In any case, 2016 was not the happiest time to be a music fan. As the Georgia Straight put it, “About the only good thing that happened in 2016 was that Keith Richards didn’t die.”

Unfortunately, at some point Keith Richards, who just turned 73, is going to die, along with the rest of the Rolling Stones, who have played the poster boys for rock longevity for 50 years now but simply can’t keep it up forever. Time is on no one’s side, not even the Rolling Stones’.

And sadly, it’s only going to get worse.

Soon rock ’n’ roll’s entire first generation — the generation that made it the dominant musical force on the planet, anyway, although Chuck Berry turned 90 this year and they don’t come much more first-generation than that — will gradually leave us.

A world without David Bowie seemed inconceivable a year ago. Now imagine a world without Keith, without Mick Jagger (73), without Bob Dylan (75), without Paul McCartney (74), without Neil Young (71), without Pete Townsend (71), without Roger Daltrey (72), without Roger Waters (73).

It was no accident of timing that someone had the bright idea to bring all these oldsters together in California for the Desert Trip festival in October. It was a now-or-never kind of thing.

The opportunity to convene that group again will not present itself for long. And that fact makes you wonder for the future. As Syracuse University professor Theo Cateforis observed to AFP recently, in reference to the deaths of Prince and David Bowie: “Their passing allows us to reflect on what careers were like in previous eras — and that that kind of artist may be less and less frequent in the future.”

Still, while the loss of so many musicians over the past year has been a downer — as anything that forces one to repeatedly confront one’s own mortality tends to be — the graceful exits of Bowie and Cohen, as well as the life-affirming courage of our Downie in the face of the inevitable, have demonstrated that dying doesn’t necessarily mean defeat.

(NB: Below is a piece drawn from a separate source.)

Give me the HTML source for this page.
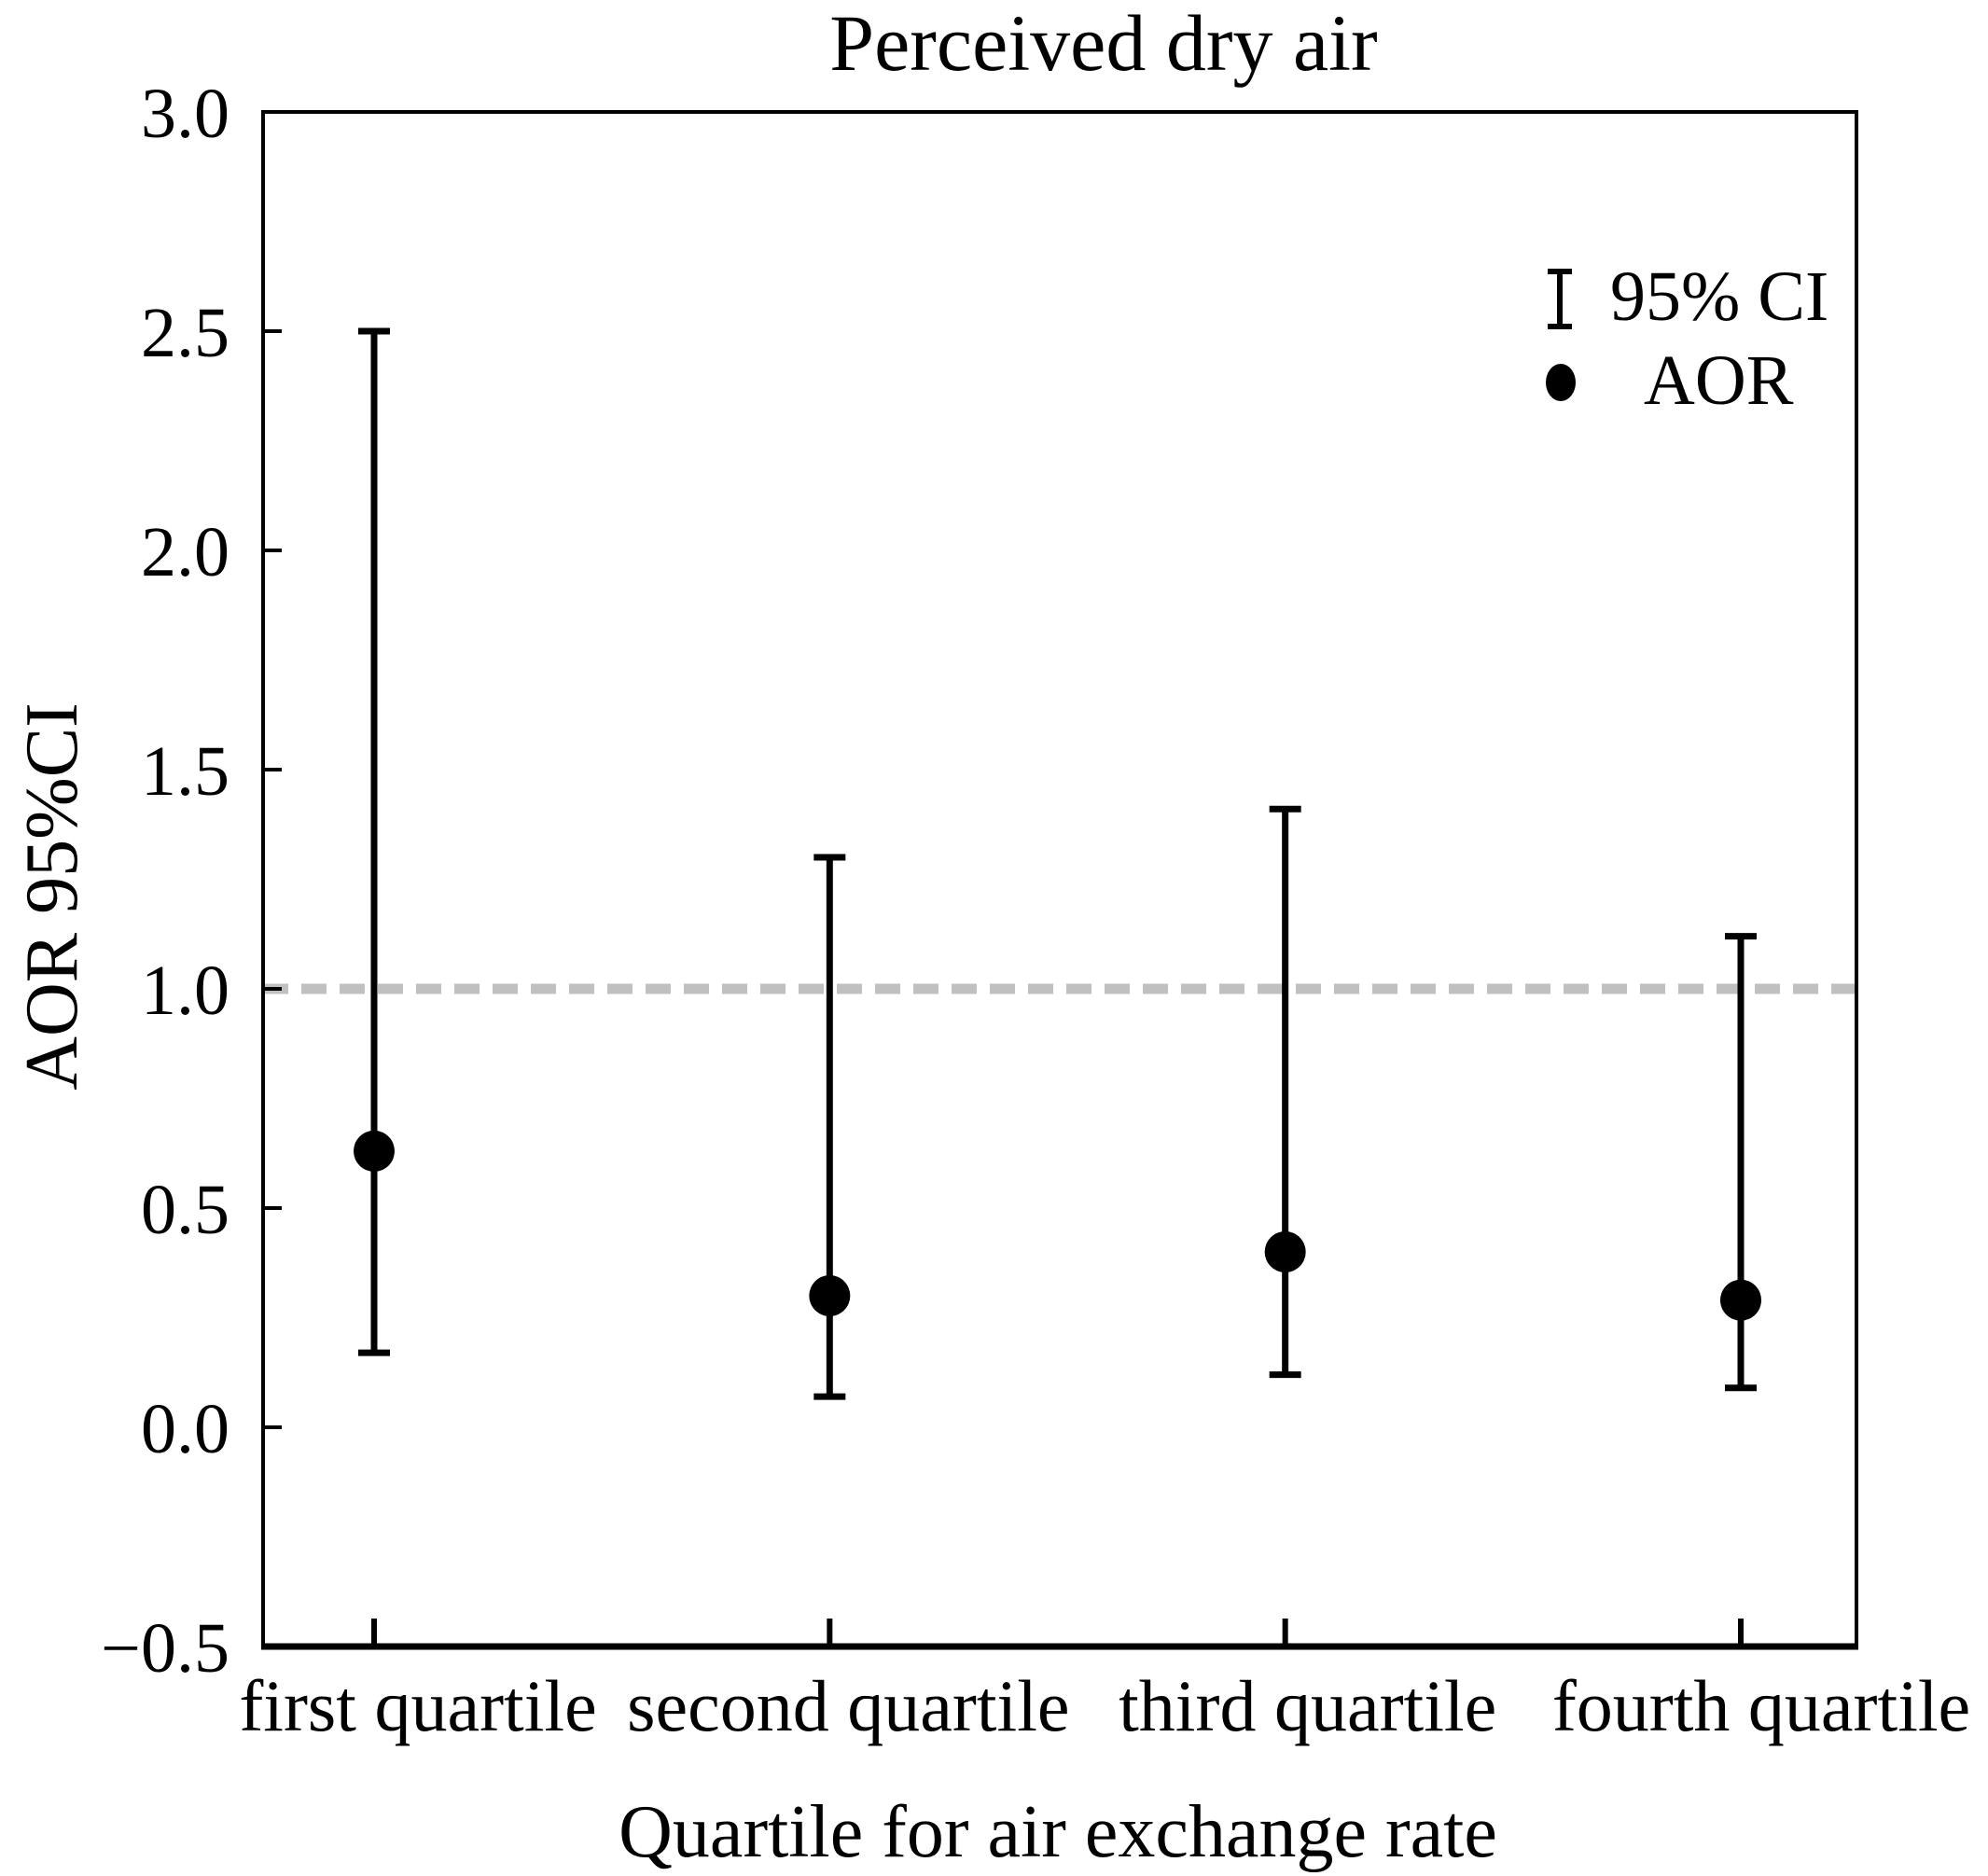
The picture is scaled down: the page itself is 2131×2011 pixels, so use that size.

Now, obviously, you can’t beat the clock. But you can conjure amazing art from the contemplation of your imminent passing, as Bowie did with the wondrously cryptic and self-referential Blackstar and as Cohen did with the elegant, devilishly funny You Want it Darker.

You can use the time you have left to bring as much joy to yourself and to others as possible, as Downie and the Hip did this past summer, or to leverage your fate as an instrument of positive change, as Downie’s Secret Path has done by drawing the despicable legacy of Canada’s residential-school system out onto a mainstream platform.

It’s sad to lose our heroes, but we can take some comfort in knowing they maintained a commitment to artistry, that they never lost their passion for and their faith in the power of music until they took their last breaths.

Music is immortal, after all, even if we are not. That has to mean something.